Fundamental Overview of Gold Prices 💫



Gold (XAU/USD) has pulled back slightly from its intraday highs, hovering around the $2,620 mark during Tuesday’s European session. Despite the dip, the yellow metal remains on track for its second consecutive day of gains, supported by a mix of market dynamics.


The US Dollar (USD) has attracted some dip-buying interest, pausing its recent slide from last week’s year-to-date highs. This recovery is underpinned by expectations of a less dovish Federal Reserve (Fed), signaling the possibility of tighter monetary policy. Additionally, the upbeat sentiment in equity markets poses a challenge for gold, a non-yielding asset, by reducing its appeal as a safe-haven investment.


Market sentiment is also shaped by expectations that expansionary fiscal policies under the upcoming administration of US President-elect Donald Trump could stoke inflation.
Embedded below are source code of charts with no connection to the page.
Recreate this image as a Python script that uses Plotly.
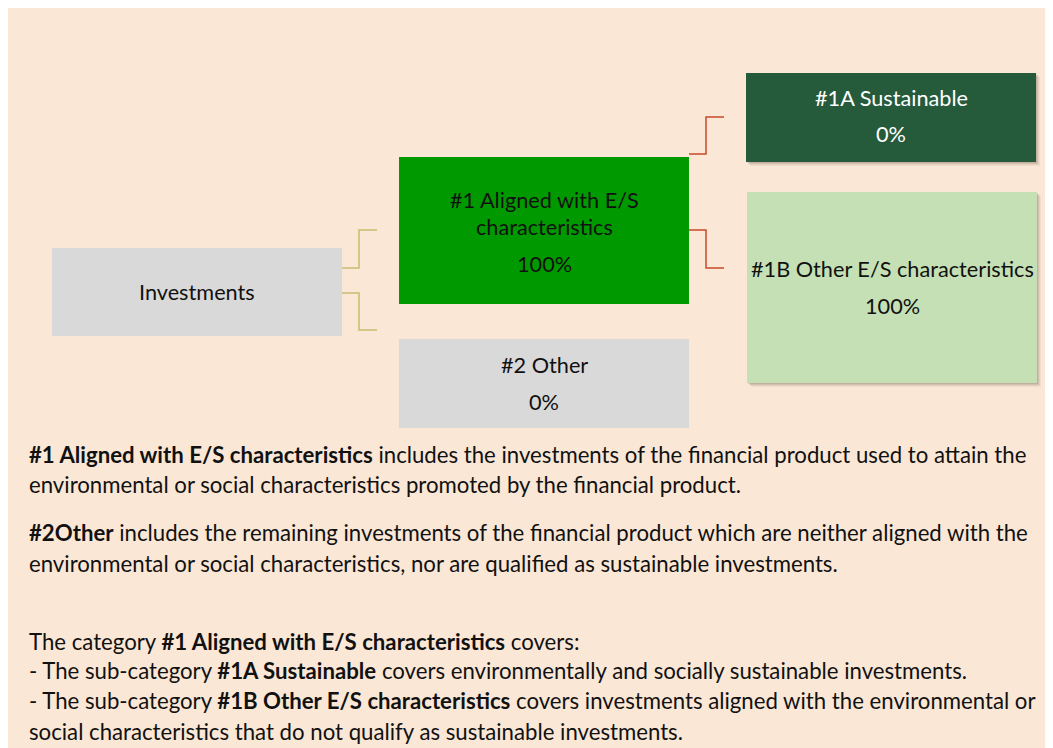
import plotly.graph_objects as go

# ---------------- data ----------------
box_ids = ["inv", "aligned", "other", "sust", "otheres"]
box_title_lines = [
    ["Investments"],
    ["#1 Aligned with E/S", "characteristics"],
    ["#2 Other"],
    ["#1A Sustainable"],
    ["#1B Other E/S characteristics"],
]
box_shares = [None, 100, 0, 0, 100]  # percent

body_lines = [
    "<b>#1 Aligned with E/S characteristics</b> includes the investments of the financial product used to attain the",
    "environmental or social characteristics promoted by the financial product.",
    "<b>#2Other</b> includes the remaining investments of the financial product which are neither aligned with the",
    "environmental or social characteristics, nor are qualified as sustainable investments.",
    "The category <b>#1 Aligned with E/S characteristics</b> covers:",
    "- The sub-category <b>#1A Sustainable</b> covers environmentally and socially sustainable investments.",
    "- The sub-category <b>#1B Other E/S characteristics</b> covers investments aligned with the environmental or",
    "social characteristics that do not qualify as sustainable investments.",
]

# ---------------- layout / styles ----------------
BG = "#FAE7D6"
FONT = "Lato"
geom = {  # x0, x1, y0, y1 (pixel space of the page)
    "inv": (52, 342, 248, 336),
    "aligned": (399, 689, 157, 304),
    "other": (399, 689, 339, 428),
    "sust": (746, 1036, 73, 162),
    "otheres": (747, 1037, 192, 383),
}
fill = {"inv": "#D9D9D9", "aligned": "#009900", "other": "#D9D9D9",
        "sust": "#255A3B", "otheres": "#C5E0B4"}
txtcol = {"inv": "#111111", "aligned": "#111111", "other": "#111111",
          "sust": "#FFFFFF", "otheres": "#111111"}
shadow = {"sust": True, "otheres": True}
title_y = {"inv": [292], "aligned": [200, 227], "other": [365],
           "sust": [98], "otheres": [269]}
share_y = {"aligned": 264, "other": 402, "sust": 134, "otheres": 306}
BOX_FS = 21.7
BODY_FS = 22.2
body_y = [454, 484, 532, 563, 641, 670, 700, 731]
BODY_X = 27

OLIVE = "#C9BD70"
RED = "#C84B2A"
connectors = [
    (OLIVE, [(342, 268), (359, 268), (359, 230), (377, 230)]),
    (OLIVE, [(342, 293), (359, 293), (359, 330), (377, 330)]),
    (RED, [(689, 154), (706, 154), (706, 117), (724, 117)]),
    (RED, [(689, 230), (706, 230), (706, 268), (724, 268)]),
]

fig = go.Figure()
fig.add_trace(go.Scatter(x=[], y=[], mode="markers", showlegend=False, hoverinfo="skip"))

shapes = []
annotations = []

for bid, lines, share in zip(box_ids, box_title_lines, box_shares):
    x0, x1, y0, y1 = geom[bid]
    if shadow.get(bid):
        for k, op in [(4, 0.06), (3, 0.08), (2, 0.10), (1, 0.12)]:
            shapes.append(dict(type="rect", xref="x", yref="y",
                               x0=x0 + k, x1=x1 + k, y0=y0 + k, y1=y1 + k,
                               fillcolor="rgba(80,60,40,%.2f)" % op,
                               line=dict(width=0), layer="below"))
    shapes.append(dict(type="rect", xref="x", yref="y", x0=x0, x1=x1, y0=y0, y1=y1,
                       fillcolor=fill[bid], line=dict(width=0), layer="below"))
    cx = (x0 + x1) / 2
    for ln, yy in zip(lines, title_y[bid]):
        annotations.append(dict(x=cx, y=yy, xref="x", yref="y", text=ln,
                                showarrow=False, xanchor="center", yanchor="middle",
                                font=dict(family=FONT, size=BOX_FS, color=txtcol[bid])))
    if share is not None:
        annotations.append(dict(x=cx, y=share_y[bid], xref="x", yref="y",
                                text=f"{share}%", showarrow=False,
                                xanchor="center", yanchor="middle",
                                font=dict(family=FONT, size=BOX_FS, color=txtcol[bid])))

for col, pts in connectors:
    path = "M " + " L ".join(f"{x},{y}" for x, y in pts)
    shapes.append(dict(type="path", xref="x", yref="y", path=path,
                       line=dict(color=col, width=1.5)))

for ln, yy in zip(body_lines, body_y):
    annotations.append(dict(x=BODY_X, y=yy, xref="x", yref="y", text=ln,
                            showarrow=False, xanchor="left", yanchor="middle",
                            font=dict(family=FONT, size=BODY_FS, color="#111111")))

fig.update_layout(
    width=1053, height=740,
    margin=dict(l=0, r=0, t=0, b=0),
    paper_bgcolor=BG, plot_bgcolor=BG,
    xaxis=dict(range=[8, 1061], visible=False, fixedrange=True),
    yaxis=dict(range=[748, 8], visible=False, fixedrange=True),
    shapes=shapes, annotations=annotations,
    showlegend=False,
)

fig.write_html("out.html")
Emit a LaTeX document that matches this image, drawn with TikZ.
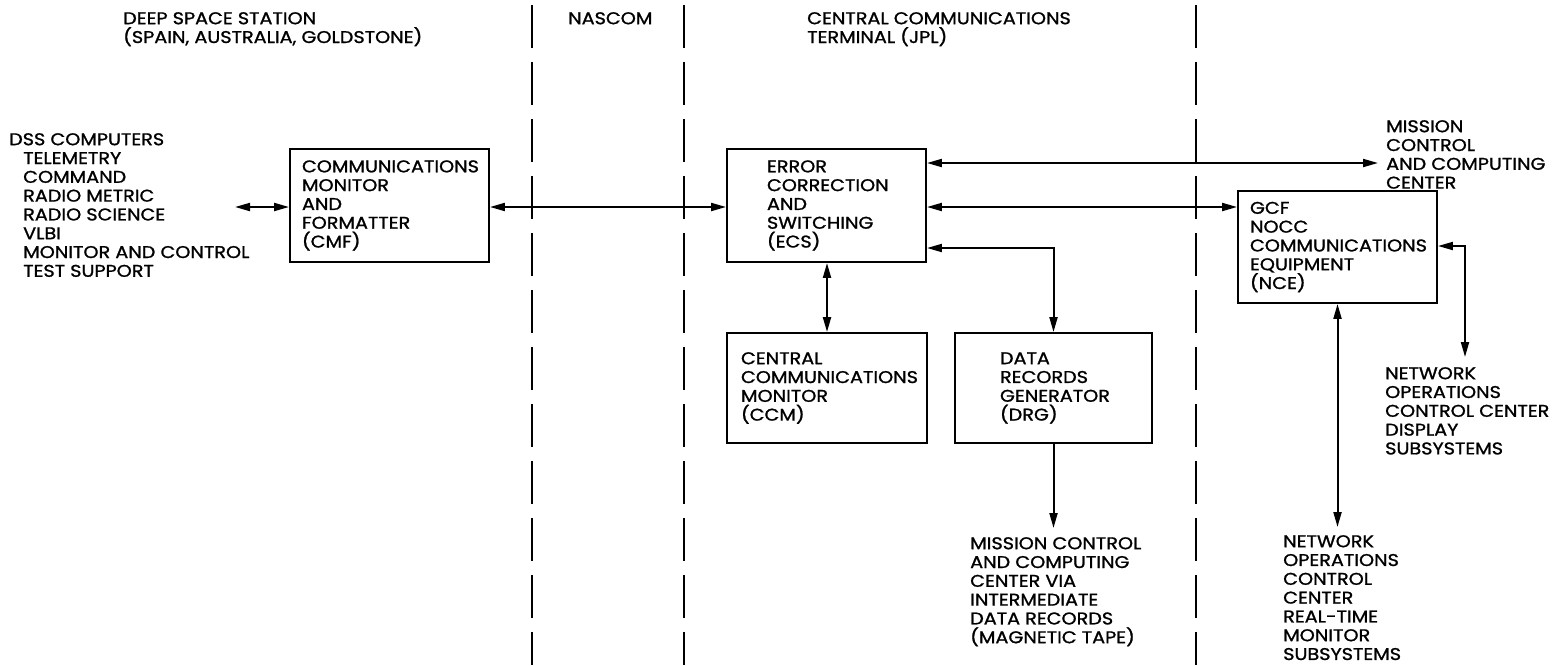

This, in turn, might limit the Fed’s capacity to implement further interest rate cuts, keeping US Treasury yields elevated and adding another layer of resistance to gold’s upward trajectory.


However, geopolitical uncertainties remain a key factor supporting gold prices. The prolonged Russia-Ukraine conflict and ongoing tensions in the Middle East continue to underpin demand for the safe-haven metal. These risks caution traders against making aggressive bearish bets, as gold retains its allure during times of global uncertainty.


Investors will need to carefully weigh these opposing forces in the coming days, as gold navigates a complex landscape of market drivers.